═════ EXERCISE DATA ═════
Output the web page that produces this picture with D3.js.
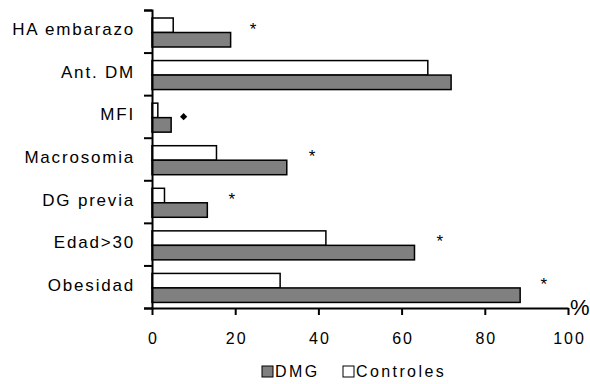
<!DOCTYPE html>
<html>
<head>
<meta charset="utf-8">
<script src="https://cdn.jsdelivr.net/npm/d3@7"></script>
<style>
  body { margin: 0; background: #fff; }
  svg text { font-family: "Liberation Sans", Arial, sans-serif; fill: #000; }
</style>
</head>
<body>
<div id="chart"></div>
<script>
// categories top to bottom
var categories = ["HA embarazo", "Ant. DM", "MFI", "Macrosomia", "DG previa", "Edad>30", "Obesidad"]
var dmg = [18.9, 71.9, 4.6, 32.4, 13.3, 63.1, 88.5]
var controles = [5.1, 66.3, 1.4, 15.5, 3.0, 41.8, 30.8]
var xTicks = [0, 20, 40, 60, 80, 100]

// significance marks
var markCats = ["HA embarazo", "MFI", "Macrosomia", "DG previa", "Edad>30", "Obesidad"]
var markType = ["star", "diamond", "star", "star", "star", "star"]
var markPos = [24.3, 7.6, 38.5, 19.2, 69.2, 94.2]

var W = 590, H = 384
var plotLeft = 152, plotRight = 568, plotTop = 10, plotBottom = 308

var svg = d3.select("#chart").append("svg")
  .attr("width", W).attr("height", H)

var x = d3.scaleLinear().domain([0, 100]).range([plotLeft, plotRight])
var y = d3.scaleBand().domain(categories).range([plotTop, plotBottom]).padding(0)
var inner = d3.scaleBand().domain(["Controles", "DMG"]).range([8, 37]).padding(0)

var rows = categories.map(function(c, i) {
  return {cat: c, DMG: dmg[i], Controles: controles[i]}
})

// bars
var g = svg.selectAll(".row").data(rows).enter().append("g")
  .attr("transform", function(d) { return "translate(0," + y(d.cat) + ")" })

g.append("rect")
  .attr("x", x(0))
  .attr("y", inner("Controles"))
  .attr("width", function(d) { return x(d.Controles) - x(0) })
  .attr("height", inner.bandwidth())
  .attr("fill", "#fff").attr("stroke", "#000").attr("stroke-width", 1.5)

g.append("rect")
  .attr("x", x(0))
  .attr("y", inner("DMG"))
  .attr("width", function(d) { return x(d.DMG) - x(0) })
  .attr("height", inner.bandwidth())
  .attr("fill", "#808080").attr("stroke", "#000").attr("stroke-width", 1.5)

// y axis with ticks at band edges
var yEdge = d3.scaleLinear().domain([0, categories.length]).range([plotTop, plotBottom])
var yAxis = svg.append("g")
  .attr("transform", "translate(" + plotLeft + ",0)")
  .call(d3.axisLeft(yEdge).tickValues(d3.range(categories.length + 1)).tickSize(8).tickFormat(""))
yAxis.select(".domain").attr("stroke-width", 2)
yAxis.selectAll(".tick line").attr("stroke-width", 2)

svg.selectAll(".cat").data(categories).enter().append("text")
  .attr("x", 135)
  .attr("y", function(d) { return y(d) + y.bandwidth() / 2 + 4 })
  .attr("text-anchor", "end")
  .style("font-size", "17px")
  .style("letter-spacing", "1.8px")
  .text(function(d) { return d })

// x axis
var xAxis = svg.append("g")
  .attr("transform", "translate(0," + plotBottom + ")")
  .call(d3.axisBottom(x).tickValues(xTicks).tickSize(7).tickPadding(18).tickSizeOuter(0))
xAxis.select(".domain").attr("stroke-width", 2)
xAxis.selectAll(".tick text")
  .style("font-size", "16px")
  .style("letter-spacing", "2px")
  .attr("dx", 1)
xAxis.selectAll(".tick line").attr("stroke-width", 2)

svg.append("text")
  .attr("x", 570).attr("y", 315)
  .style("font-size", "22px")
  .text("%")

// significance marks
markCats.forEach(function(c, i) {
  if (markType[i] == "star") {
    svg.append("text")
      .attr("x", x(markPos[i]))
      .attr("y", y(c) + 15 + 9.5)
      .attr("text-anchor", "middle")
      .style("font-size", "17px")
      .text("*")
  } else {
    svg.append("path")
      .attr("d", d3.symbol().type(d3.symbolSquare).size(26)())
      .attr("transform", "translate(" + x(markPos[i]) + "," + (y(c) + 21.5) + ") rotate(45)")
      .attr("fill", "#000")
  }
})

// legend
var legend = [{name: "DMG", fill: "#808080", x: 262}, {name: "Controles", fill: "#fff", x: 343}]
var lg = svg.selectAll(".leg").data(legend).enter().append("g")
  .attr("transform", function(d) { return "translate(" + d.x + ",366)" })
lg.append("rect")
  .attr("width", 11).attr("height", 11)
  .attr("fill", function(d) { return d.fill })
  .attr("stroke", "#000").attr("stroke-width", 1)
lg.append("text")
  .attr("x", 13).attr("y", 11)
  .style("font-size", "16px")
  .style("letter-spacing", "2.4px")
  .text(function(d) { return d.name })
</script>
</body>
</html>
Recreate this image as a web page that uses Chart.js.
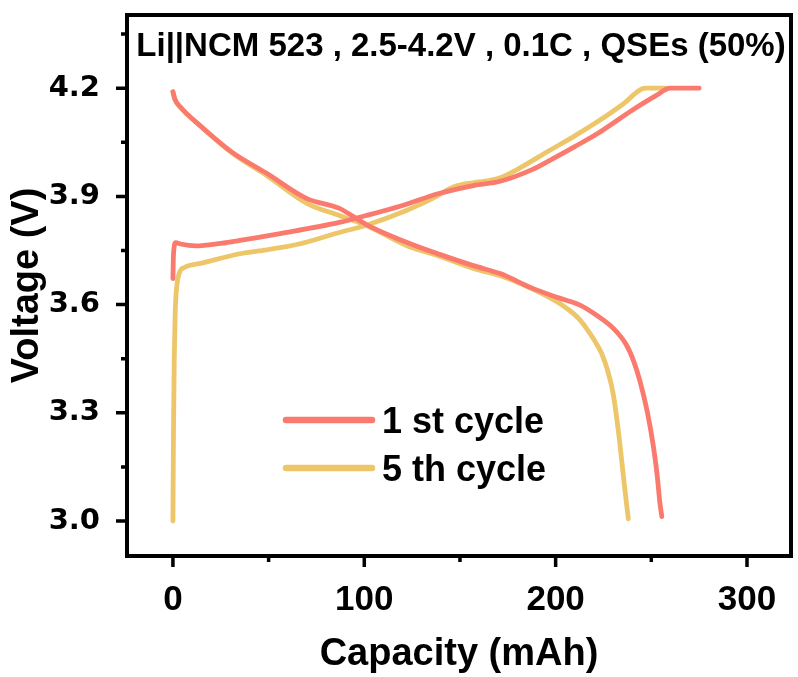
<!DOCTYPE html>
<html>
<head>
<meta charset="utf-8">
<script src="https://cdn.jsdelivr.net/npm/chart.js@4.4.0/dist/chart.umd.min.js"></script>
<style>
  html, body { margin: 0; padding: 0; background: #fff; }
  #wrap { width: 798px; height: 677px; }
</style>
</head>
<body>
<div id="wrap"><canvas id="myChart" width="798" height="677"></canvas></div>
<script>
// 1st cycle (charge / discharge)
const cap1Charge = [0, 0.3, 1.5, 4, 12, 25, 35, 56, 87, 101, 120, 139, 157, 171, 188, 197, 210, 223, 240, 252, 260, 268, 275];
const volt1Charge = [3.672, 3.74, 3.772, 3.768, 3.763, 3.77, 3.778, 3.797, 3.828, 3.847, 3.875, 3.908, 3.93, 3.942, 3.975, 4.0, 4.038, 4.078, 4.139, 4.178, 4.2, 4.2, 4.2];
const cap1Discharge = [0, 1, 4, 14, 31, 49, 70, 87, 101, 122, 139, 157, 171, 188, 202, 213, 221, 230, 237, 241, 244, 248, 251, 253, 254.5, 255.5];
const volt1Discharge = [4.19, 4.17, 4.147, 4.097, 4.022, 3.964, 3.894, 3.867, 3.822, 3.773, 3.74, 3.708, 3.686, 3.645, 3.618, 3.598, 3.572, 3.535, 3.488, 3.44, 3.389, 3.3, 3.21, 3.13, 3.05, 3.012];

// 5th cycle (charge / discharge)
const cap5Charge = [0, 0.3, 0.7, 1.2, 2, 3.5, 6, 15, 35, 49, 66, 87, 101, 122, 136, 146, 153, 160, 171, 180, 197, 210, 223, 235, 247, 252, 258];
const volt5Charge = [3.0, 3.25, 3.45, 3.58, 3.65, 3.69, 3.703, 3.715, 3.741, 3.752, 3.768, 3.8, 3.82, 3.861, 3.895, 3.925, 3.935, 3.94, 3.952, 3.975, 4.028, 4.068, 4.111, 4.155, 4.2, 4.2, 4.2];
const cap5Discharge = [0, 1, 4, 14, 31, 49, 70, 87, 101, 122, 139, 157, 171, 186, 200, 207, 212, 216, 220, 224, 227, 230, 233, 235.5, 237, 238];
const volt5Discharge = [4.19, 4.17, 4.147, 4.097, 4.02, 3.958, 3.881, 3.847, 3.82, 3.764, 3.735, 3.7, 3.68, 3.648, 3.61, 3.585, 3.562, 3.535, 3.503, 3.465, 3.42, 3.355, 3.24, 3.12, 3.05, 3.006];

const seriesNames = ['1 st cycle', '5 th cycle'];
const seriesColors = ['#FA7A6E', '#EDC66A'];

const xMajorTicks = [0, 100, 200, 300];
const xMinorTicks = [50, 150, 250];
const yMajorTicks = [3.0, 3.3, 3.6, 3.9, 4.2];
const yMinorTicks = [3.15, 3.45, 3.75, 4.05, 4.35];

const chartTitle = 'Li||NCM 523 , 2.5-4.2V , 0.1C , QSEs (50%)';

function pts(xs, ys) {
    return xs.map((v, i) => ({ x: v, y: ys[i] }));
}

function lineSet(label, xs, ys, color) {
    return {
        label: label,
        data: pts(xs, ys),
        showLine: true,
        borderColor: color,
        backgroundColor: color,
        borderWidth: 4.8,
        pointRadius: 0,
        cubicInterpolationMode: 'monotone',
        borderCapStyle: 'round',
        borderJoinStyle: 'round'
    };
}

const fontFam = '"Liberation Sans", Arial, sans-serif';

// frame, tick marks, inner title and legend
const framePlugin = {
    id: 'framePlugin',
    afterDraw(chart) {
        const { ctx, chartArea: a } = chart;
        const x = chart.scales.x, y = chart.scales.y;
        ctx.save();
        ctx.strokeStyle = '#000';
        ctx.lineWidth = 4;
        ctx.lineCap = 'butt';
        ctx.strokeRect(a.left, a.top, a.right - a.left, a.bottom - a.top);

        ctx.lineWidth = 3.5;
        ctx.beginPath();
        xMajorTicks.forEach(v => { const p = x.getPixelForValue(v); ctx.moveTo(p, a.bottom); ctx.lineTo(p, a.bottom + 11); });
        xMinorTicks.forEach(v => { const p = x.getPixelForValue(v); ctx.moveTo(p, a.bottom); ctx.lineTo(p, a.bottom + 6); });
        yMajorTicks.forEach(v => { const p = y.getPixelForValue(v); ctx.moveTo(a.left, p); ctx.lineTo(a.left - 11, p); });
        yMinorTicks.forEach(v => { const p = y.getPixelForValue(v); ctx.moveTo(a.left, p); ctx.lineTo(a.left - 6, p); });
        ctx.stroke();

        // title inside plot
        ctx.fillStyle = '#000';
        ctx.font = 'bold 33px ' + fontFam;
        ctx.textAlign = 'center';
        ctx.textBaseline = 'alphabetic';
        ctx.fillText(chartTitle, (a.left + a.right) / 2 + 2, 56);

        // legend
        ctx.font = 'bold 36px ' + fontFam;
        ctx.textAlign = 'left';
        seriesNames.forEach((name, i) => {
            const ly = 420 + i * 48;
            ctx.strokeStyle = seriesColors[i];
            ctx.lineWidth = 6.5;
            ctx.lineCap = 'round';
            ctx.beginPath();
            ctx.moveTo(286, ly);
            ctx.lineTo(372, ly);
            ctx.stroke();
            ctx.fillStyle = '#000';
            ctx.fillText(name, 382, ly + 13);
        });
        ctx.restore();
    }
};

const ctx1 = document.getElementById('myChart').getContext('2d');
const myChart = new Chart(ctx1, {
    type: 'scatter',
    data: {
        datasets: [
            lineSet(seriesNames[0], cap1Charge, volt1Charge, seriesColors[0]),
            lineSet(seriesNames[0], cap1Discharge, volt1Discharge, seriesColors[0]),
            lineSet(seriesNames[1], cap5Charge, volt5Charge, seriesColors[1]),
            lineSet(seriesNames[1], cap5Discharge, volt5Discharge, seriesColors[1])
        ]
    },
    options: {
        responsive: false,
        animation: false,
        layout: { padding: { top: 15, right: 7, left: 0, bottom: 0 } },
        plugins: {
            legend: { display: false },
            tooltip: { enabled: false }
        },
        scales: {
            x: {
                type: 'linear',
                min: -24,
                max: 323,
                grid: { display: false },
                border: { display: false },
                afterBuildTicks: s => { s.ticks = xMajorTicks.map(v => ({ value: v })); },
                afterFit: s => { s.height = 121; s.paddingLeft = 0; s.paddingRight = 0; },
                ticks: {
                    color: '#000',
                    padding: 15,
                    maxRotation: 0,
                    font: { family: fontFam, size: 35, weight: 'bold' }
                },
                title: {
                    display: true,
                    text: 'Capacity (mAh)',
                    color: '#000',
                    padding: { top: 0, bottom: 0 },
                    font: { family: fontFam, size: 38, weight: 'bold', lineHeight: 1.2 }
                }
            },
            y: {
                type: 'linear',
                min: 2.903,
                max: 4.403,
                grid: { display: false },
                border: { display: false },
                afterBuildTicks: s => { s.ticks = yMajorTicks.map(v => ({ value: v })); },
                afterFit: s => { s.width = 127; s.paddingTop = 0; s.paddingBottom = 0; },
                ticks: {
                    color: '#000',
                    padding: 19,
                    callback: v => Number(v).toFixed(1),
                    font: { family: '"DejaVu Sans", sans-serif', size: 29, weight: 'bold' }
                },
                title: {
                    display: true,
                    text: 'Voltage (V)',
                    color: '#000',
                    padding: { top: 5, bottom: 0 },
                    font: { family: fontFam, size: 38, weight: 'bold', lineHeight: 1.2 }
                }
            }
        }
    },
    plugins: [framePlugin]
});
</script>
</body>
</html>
═════
**INSTRUCTIONS TO FOLLOW**:
Leave out every picture, then retype exactly the lines from the one containing "Recreate this image" through the one containing "3.13, 3.05, 3.012];".

**THE COMPLETED TASK**:
Recreate this image as a web page that uses Chart.js.
<!DOCTYPE html>
<html>
<head>
<meta charset="utf-8">
<script src="https://cdn.jsdelivr.net/npm/chart.js@4.4.0/dist/chart.umd.min.js"></script>
<style>
  html, body { margin: 0; padding: 0; background: #fff; }
  #wrap { width: 798px; height: 677px; }
</style>
</head>
<body>
<div id="wrap"><canvas id="myChart" width="798" height="677"></canvas></div>
<script>
// 1st cycle (charge / discharge)
const cap1Charge = [0, 0.3, 1.5, 4, 12, 25, 35, 56, 87, 101, 120, 139, 157, 171, 188, 197, 210, 223, 240, 252, 260, 268, 275];
const volt1Charge = [3.672, 3.74, 3.772, 3.768, 3.763, 3.77, 3.778, 3.797, 3.828, 3.847, 3.875, 3.908, 3.93, 3.942, 3.975, 4.0, 4.038, 4.078, 4.139, 4.178, 4.2, 4.2, 4.2];
const cap1Discharge = [0, 1, 4, 14, 31, 49, 70, 87, 101, 122, 139, 157, 171, 188, 202, 213, 221, 230, 237, 241, 244, 248, 251, 253, 254.5, 255.5];
const volt1Discharge = [4.19, 4.17, 4.147, 4.097, 4.022, 3.964, 3.894, 3.867, 3.822, 3.773, 3.74, 3.708, 3.686, 3.645, 3.618, 3.598, 3.572, 3.535, 3.488, 3.44, 3.389, 3.3, 3.21, 3.13, 3.05, 3.012];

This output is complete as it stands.